Problems
The Great Pyramid of Giza is the largest pyramid in Egypt. For the purposes of this problem, assume that it’s a perfect square-based pyramid, with perpendicular height \(140\)m and the square has side length \(230\)m.
What is its volume in cubic metres?
The volume of a pyramid is \(\frac{1}{3}Bh\), where \(B\) is the area of the base and \(h\) is the perpendicular height. What’s the volume of a regular tetrahedron with side length \(1\)?
A regular octahedron is a solid with eight faces, all of which are equilateral triangles. It can be formed by placing together two square based pyramids at their bases.
What is the volume of an octahedron with side length \(1\)?

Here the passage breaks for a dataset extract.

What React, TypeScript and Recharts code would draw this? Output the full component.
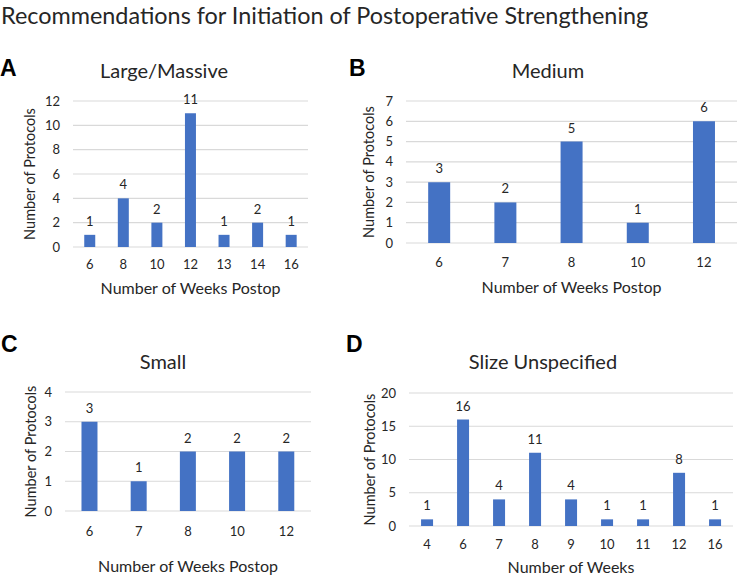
import { BarChart, Bar, XAxis, YAxis, CartesianGrid, LabelList } from 'recharts'

const mainTitle = 'Recommendations for Initiation of Postoperative Strengthening'

const weeksA = ['6', '8', '10', '12', '13', '14', '16']
const countsA = [1, 4, 2, 11, 1, 2, 1]
const ticksA = [0, 2, 4, 6, 8, 10, 12]

const weeksB = ['6', '7', '8', '10', '12']
const countsB = [3, 2, 5, 1, 6]
const ticksB = [0, 1, 2, 3, 4, 5, 6, 7]

const weeksC = ['6', '7', '8', '10', '12']
const countsC = [3, 1, 2, 2, 2]
const ticksC = [0, 1, 2, 3, 4]

const weeksD = ['4', '6', '7', '8', '9', '10', '11', '12', '16']
const countsD = [1, 16, 4, 11, 4, 1, 1, 8, 1]
const ticksD = [0, 5, 10, 15, 20]

const FONT = 'Lato, "Open Sans", sans-serif'
const TEXT = '#262626'
const BLUE = '#4472C4'
const GRID = '#d9d9d9'

interface PanelProps {
    letter: string,
    title: string,
    xTitle: string,
    weeks: string[],
    counts: number[],
    ticks: number[],
    left: number,
    top: number,
    width: number,
    height: number,
    margin: { top: number, right: number, bottom: number },
    yWidth: number,
    xTickMargin: number,
    xTitleOffset: number,
    yTitleOffset: number,
    titleX: number,
    titleY: number,
    letterX: number,
    letterY: number,
}

const Panel = (props: PanelProps) => {
    const data = props.weeks.map((w, i) => ({ week: w, count: props.counts[i] }))
    const max = props.ticks[props.ticks.length - 1]
    return (
        <>
            <div style={{ position: 'absolute', left: props.letterX, top: props.letterY, fontFamily: '"Liberation Sans", Arial, sans-serif', fontWeight: 'bold', fontSize: 23, lineHeight: '24px', color: '#000' }}>
                {props.letter}
            </div>
            <div style={{ position: 'absolute', left: props.titleX - 150, top: props.titleY - 13, width: 300, textAlign: 'center', fontFamily: FONT, fontSize: 20, lineHeight: '26px', color: TEXT }}>
                {props.title}
            </div>
            <div style={{ position: 'absolute', left: props.left, top: props.top }}>
                <BarChart width={props.width} height={props.height} data={data}
                    margin={{ top: props.margin.top, right: props.margin.right, bottom: props.margin.bottom, left: 0 }}
                    barCategoryGap="33.5%">
                    <CartesianGrid vertical={false} stroke={GRID} strokeWidth={1.2} />
                    <XAxis dataKey="week" axisLine={false} tickLine={false} tickSize={0} tickMargin={props.xTickMargin}
                        tick={{ fill: TEXT, fontSize: 13, fontFamily: FONT }} interval={0}
                        label={{ value: props.xTitle, position: 'bottom', offset: props.xTitleOffset, fill: TEXT, fontSize: 16, fontFamily: FONT }} />
                    <YAxis width={props.yWidth} domain={[0, max]} ticks={props.ticks} interval={0} axisLine={false} tickLine={false}
                        tickSize={0} tickMargin={13} tick={{ fill: TEXT, fontSize: 13, fontFamily: FONT }}
                        label={{ value: 'Number of Protocols', angle: -90, position: 'insideLeft', offset: props.yTitleOffset, fill: TEXT, fontSize: 14.5, fontFamily: FONT, style: { textAnchor: 'middle' } }} />
                    <Bar dataKey="count" fill={BLUE} isAnimationActive={false}>
                        <LabelList dataKey="count" position="top" offset={9} fill={TEXT} fontSize={13} fontFamily={FONT} />
                    </Bar>
                </BarChart>
            </div>
        </>
    )
}

const App = () => {
    return (
        <div style={{ position: 'absolute', left: 0, top: 0, width: 738, height: 579, background: '#fff', overflow: 'hidden' }}>
            <div style={{ position: 'absolute', left: 1, top: 0, fontFamily: FONT, fontSize: 23.4, lineHeight: '30px', color: TEXT, whiteSpace: 'nowrap' }}>
                {mainTitle}
            </div>
            <Panel letter="A" title="Large/Massive" xTitle="Number of Weeks Postop"
                weeks={weeksA} counts={countsA} ticks={ticksA}
                left={0} top={90} width={368} height={210} margin={{ top: 11, right: 60, bottom: 23 }}
                yWidth={73} xTickMargin={13} xTitleOffset={6} yTitleOffset={30}
                titleX={164} titleY={70} letterX={0} letterY={56} />
            <Panel letter="B" title="Medium" xTitle="Number of Weeks Postop"
                weeks={weeksB} counts={countsB} ticks={ticksB}
                left={350} top={90} width={388} height={210} margin={{ top: 11, right: 1, bottom: 27 }}
                yWidth={56} xTickMargin={15} xTitleOffset={9} yTitleOffset={19}
                titleX={548} titleY={70} letterX={349} letterY={56} />
            <Panel letter="C" title="Small" xTitle="Number of Weeks Postop"
                weeks={weeksC} counts={countsC} ticks={ticksC}
                left={0} top={370} width={368} height={209} margin={{ top: 22, right: 57, bottom: 38 }}
                yWidth={65} xTickMargin={16} xTitleOffset={20} yTitleOffset={31}
                titleX={163} titleY={361} letterX={1} letterY={332} />
            <Panel letter="D" title="Slize Unspecified" xTitle="Number of Weeks"
                weeks={weeksD} counts={countsD} ticks={ticksD}
                left={350} top={370} width={388} height={209} margin={{ top: 23, right: 5, bottom: 23 }}
                yWidth={59} xTickMargin={14} xTitleOffset={6} yTitleOffset={20}
                titleX={543} titleY={361} letterX={346} letterY={332} />
        </div>
    )
}

export default App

In the triangle \(\triangle ABC\), the angle \(\angle ACB=60^{\circ}\), marked at the top. The angle bisectors \(AD\) and \(BE\) intersect at the point \(I\).
Find the angle \(\angle AIB\), marked in red.

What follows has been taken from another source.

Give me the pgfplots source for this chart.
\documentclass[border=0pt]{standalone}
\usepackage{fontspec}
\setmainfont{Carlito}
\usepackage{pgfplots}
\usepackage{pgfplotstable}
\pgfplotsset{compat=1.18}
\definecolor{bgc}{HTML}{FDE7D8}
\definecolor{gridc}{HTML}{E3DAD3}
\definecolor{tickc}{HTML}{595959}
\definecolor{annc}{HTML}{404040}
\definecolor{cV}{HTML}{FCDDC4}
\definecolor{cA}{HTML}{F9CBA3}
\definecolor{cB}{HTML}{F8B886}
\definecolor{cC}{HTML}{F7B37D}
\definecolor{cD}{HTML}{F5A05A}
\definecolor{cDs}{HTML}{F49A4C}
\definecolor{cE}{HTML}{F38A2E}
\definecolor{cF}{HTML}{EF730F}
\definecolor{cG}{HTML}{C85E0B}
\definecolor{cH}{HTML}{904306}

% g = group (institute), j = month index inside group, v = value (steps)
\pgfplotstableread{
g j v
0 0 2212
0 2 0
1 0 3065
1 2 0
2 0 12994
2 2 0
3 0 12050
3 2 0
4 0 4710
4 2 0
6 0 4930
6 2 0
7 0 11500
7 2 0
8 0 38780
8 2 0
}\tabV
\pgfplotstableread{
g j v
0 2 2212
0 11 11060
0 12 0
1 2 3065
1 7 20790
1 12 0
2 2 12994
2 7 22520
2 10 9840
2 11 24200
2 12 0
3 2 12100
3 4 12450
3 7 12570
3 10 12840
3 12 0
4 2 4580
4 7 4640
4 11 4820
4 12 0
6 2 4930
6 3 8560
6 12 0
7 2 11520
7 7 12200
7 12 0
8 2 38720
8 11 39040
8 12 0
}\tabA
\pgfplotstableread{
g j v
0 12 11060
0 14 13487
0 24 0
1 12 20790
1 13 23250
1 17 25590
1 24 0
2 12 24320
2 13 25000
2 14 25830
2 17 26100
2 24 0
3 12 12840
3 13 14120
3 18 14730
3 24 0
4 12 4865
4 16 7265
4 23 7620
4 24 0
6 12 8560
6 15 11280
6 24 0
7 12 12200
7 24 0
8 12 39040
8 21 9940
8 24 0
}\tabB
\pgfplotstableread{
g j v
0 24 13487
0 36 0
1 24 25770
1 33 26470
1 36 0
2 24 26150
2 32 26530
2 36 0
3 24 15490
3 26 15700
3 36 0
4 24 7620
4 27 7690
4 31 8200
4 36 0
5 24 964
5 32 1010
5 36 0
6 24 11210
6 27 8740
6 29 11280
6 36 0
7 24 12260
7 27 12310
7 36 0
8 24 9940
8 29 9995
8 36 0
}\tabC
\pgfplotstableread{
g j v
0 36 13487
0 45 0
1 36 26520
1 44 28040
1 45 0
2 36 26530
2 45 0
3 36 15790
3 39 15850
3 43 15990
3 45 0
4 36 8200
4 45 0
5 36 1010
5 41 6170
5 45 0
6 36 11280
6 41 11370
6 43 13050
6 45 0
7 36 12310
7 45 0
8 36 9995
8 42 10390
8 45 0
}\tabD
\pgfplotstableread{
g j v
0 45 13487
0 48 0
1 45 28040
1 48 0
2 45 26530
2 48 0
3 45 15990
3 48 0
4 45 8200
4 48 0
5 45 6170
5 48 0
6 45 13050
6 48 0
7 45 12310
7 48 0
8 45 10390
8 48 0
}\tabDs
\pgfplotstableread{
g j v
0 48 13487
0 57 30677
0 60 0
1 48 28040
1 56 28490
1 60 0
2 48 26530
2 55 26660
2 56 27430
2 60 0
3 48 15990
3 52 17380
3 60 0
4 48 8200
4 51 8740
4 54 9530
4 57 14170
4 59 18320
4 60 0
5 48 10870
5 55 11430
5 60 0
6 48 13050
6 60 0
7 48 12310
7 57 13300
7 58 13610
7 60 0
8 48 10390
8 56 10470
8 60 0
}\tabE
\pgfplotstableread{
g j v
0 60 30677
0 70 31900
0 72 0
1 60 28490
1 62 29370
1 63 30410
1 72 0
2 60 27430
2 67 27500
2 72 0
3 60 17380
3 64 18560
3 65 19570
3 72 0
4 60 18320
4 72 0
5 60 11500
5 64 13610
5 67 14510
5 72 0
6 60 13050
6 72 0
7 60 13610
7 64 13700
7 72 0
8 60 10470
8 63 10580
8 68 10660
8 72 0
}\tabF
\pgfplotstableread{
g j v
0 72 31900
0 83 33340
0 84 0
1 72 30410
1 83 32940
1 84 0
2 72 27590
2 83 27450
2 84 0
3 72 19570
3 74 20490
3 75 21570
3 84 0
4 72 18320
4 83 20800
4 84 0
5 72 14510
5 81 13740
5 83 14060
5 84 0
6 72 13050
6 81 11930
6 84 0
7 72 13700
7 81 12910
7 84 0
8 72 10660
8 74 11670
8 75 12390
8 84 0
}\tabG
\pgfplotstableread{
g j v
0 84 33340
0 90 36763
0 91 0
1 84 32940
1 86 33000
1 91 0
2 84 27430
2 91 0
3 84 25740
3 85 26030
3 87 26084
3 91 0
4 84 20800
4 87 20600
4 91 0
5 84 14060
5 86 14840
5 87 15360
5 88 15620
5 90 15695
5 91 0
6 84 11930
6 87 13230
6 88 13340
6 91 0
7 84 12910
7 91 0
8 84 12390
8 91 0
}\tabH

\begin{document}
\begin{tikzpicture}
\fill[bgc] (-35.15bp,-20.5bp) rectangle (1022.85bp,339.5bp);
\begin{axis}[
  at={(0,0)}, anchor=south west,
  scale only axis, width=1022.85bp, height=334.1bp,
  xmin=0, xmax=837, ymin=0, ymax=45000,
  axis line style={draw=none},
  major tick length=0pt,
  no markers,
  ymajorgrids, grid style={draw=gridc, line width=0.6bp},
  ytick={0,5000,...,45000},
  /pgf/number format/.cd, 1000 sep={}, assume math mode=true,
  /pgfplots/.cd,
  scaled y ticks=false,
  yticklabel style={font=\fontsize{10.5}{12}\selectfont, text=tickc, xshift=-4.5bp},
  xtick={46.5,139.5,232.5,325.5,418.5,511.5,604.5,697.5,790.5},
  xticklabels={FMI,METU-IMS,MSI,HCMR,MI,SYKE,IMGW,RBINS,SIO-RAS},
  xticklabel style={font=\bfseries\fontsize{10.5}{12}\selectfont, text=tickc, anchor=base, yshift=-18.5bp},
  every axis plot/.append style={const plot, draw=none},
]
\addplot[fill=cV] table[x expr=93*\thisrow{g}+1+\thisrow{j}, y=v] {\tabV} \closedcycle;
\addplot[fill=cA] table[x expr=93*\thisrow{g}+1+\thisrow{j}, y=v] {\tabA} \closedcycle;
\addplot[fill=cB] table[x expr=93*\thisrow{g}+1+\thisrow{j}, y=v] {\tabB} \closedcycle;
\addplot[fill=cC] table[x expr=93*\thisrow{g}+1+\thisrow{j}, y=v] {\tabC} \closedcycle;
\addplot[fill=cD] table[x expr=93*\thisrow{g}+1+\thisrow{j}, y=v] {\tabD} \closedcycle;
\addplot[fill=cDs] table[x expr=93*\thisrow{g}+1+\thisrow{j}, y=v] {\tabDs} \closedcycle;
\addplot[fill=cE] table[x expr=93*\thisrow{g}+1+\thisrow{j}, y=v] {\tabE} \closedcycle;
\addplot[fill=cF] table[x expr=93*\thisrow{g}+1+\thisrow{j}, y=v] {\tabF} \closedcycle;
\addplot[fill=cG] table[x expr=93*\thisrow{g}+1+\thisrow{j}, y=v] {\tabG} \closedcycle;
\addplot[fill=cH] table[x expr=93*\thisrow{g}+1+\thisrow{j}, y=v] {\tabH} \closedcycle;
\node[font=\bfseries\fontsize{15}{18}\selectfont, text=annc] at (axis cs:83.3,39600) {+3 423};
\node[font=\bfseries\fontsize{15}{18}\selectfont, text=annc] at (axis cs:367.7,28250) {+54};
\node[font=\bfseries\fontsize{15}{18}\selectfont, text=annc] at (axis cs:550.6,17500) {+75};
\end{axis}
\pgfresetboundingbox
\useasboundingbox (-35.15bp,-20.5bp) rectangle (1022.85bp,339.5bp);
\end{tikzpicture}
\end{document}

A circle with centre \(A\) has the point \(B\) on its circumference. A smaller circle is drawn inside this with \(AB\) as a diameter and \(C\) as its centre. A point \(D\) (which is not \(B\)) is chosen on the circumference of the bigger circle, and the line \(BD\) is drawn. \(E\) is the point where the line \(BD\) intersects the smaller circle.
Show that \(|BE|=|DE|\).
The area of the coloured figure equals \(48\)cm\(^2\). Find the length of the side of the smallest square.
Let \(ABC\) be a non-isosceles
triangle. The point \(G\) is the point
of intersection of the medians \(AE\),
\(BF\), \(CD\). The point \(H\) is the point of intersection of all
heights. The point \(I\) is the center
of the circumscribed circle of \(ABC\),
or the point of intersection of all perpendicular bisectors to the
segments \(AB\), \(BC\), \(AC\).
Prove that points \(I,G,H\) lie on one
line and that the ratio \(IG:GH =
1:2\). The line that all of \(I\), \(G\)
and \(H\) lie on is called the
Euler line of triangle \(ABC\).
Let \(ABC\) be a triangle. Prove that the heights \(AD\), \(BE\), \(CF\) intersect in one point.
Let \(ABC\) be a triangle. Prove that the medians \(AD\), \(BE\), \(CF\) intersect in one point.
Let \(ABC\) be a triangle with medians \(AD\), \(BE\), \(CF\). Prove that the triangles \(ABC\) and \(DEF\) are similar. What is their similarity coefficient?